Expand Developer Tests
When coding, test your code as if their would not be any QA later and all users' satisfaction would depend on you alone.
Use Unit Tests
Write unit tests and run them regularly. All unit tests have to pass.
Smallest Possible Steps
Adopt a habit of developing a feature in the smallest possible steps: The cycle of develop -> test -> develop -> test ... should be as short as possible, usually much shorter than a day.
Warning Free Code
The compiler is your first and free check against dubious code. Program such that there are no compiler warnings.
Dynamic Code Checks
Use Valgrind memcheck or similar tools to dynamically check your code against memory corruption.
Static Code Checks
Find and use tools that can statically check your code for correctness and maintainability.

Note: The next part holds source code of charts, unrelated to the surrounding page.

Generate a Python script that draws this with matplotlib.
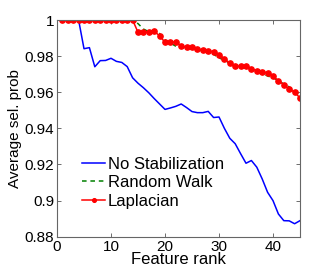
import matplotlib
matplotlib.use("Agg")
import matplotlib.pyplot as plt

plt.rcParams['font.family'] = ['Liberation Sans', 'DejaVu Sans']

rank = list(range(1, 46))
no_stab = [1.0, 1.0, 1.0, 1.0, 0.9841, 0.9847, 0.9741, 0.9775, 0.9776, 0.9788,
           0.9771, 0.9765, 0.9742, 0.9680, 0.9650, 0.9625, 0.9597, 0.9565, 0.9535, 0.9505,
           0.9513, 0.9522, 0.9535, 0.9515, 0.9493, 0.9487, 0.9487, 0.9494, 0.9460, 0.9463,
           0.9400, 0.9345, 0.9315, 0.9260, 0.9207, 0.9222, 0.9185, 0.9120, 0.9046, 0.9000,
           0.8926, 0.8889, 0.8888, 0.8872, 0.8889]
random_walk = [1.0] * 14 + [0.9980, 0.9950, 0.9935, 0.9930, 0.9925, 0.9890, 0.9872, 0.9855,
                            0.9850, 0.9843, 0.9840, 0.9835, 0.9830, 0.9827, 0.9810, 0.9790,
                            0.9778, 0.9760, 0.9735, 0.9733, 0.9735, 0.9725, 0.9715, 0.9705,
                            0.9690, 0.9680, 0.9665, 0.9645, 0.9630, 0.9605, 0.9580]
laplacian = [1.0] * 14 + [0.9932, 0.9932, 0.9935, 0.9937, 0.9913, 0.9876, 0.9878, 0.9878,
                          0.9857, 0.9848, 0.9848, 0.9841, 0.9833, 0.9830, 0.9824, 0.9808,
                          0.9786, 0.9760, 0.9744, 0.9744, 0.9744, 0.9731, 0.9719, 0.9711,
                          0.9709, 0.9688, 0.9664, 0.9642, 0.9617, 0.9601, 0.9568]

xticks = [0, 10, 20, 30, 40]
yticks = [0.88, 0.9, 0.92, 0.94, 0.96, 0.98, 1.0]
ytick_labels = ['0.88', '0.9', '0.92', '0.94', '0.96', '0.98', '1']

fig = plt.figure(figsize=(3.32, 2.74), dpi=100)
ax = fig.add_axes([0.1717, 0.136, 0.7319, 0.791])

ax.plot(rank, no_stab, color='#0000ff', lw=1.1, label='No Stabilization')
ax.plot(rank, random_walk, color='#008000', lw=1.1, ls=(0, (3, 2.5)), label='Random Walk')
ax.plot(rank, laplacian, color='#ff0000', lw=1.1, marker='o', ms=3.8, label='Laplacian')

ax.set_xlim(0, 45)
ax.set_ylim(0.88, 1.0)
ax.set_xticks(xticks)
ax.set_yticks(yticks)
ax.set_yticklabels(ytick_labels)
ax.tick_params(direction='in', length=3, width=0.6, color='#555555', labelsize=11,
               top=True, right=True, pad=2)
for s in ax.spines.values():
    s.set_color('#666666')
    s.set_linewidth(0.8)

ax.set_xlabel('Feature rank', fontsize=12, labelpad=-1)
ax.set_ylabel('Average sel. prob', fontsize=11, labelpad=2)

leg = ax.legend(loc='lower left', bbox_to_anchor=(0.103, 0.13), frameon=False, fontsize=12,
                handlelength=1.4, handletextpad=0.15, labelspacing=0.2, borderaxespad=0,
                borderpad=0, markerscale=0.7)

fig.savefig('out.png', dpi=100)
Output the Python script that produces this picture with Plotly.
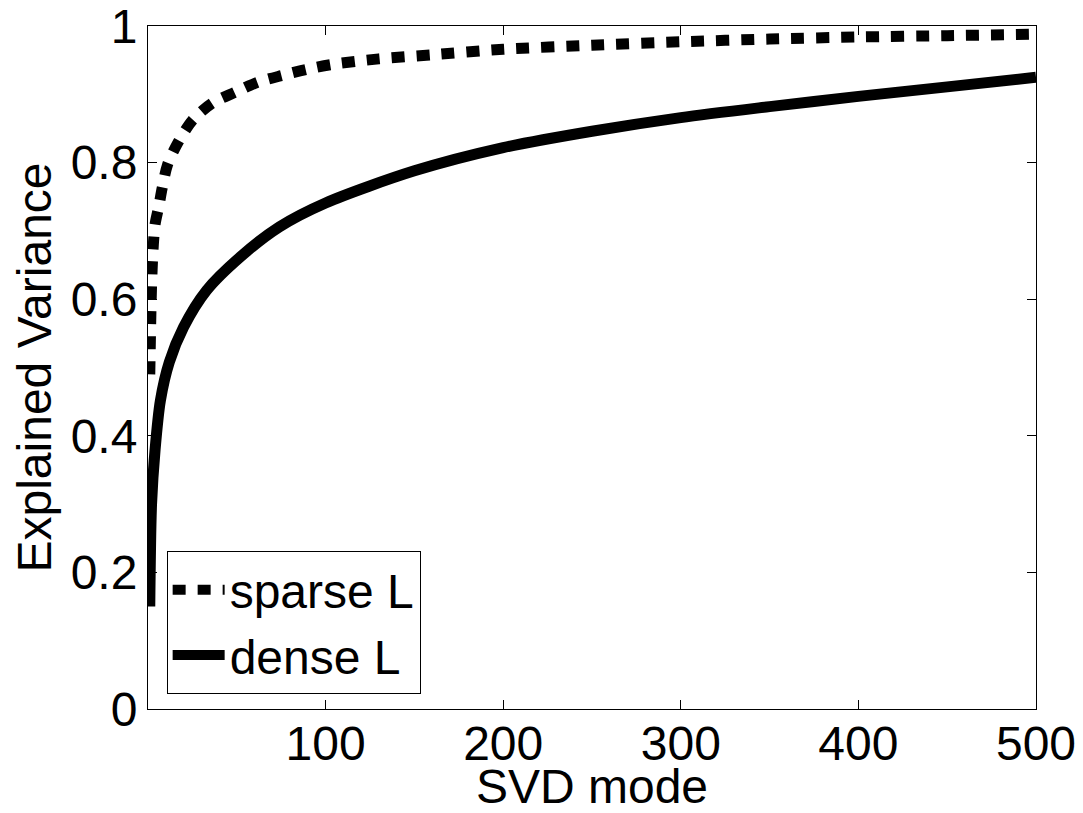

Currently most useful tools for this are not yet free/open-source but this may change.
Education
Educate yourself regularly. E.g. the knowledge about writing good C++ has changed enormously within the last 10 years.
Make Quality a Goal
Make the quality of your code just as important as the functionality. Indeed the quality is part of the functionality.
Plan for Quality
High quality coding needs more time than hacking. Plan for that. You get the time back by less bugs and easier code maintenance.
Analyse Bugs
Find out how bugs came into life, explore the reasons (inside and outside the code itself), change what caused the defects.
Refactor
If code is difficult to understand or a continuous source of bugs, refactor it, until it is easy to maintain.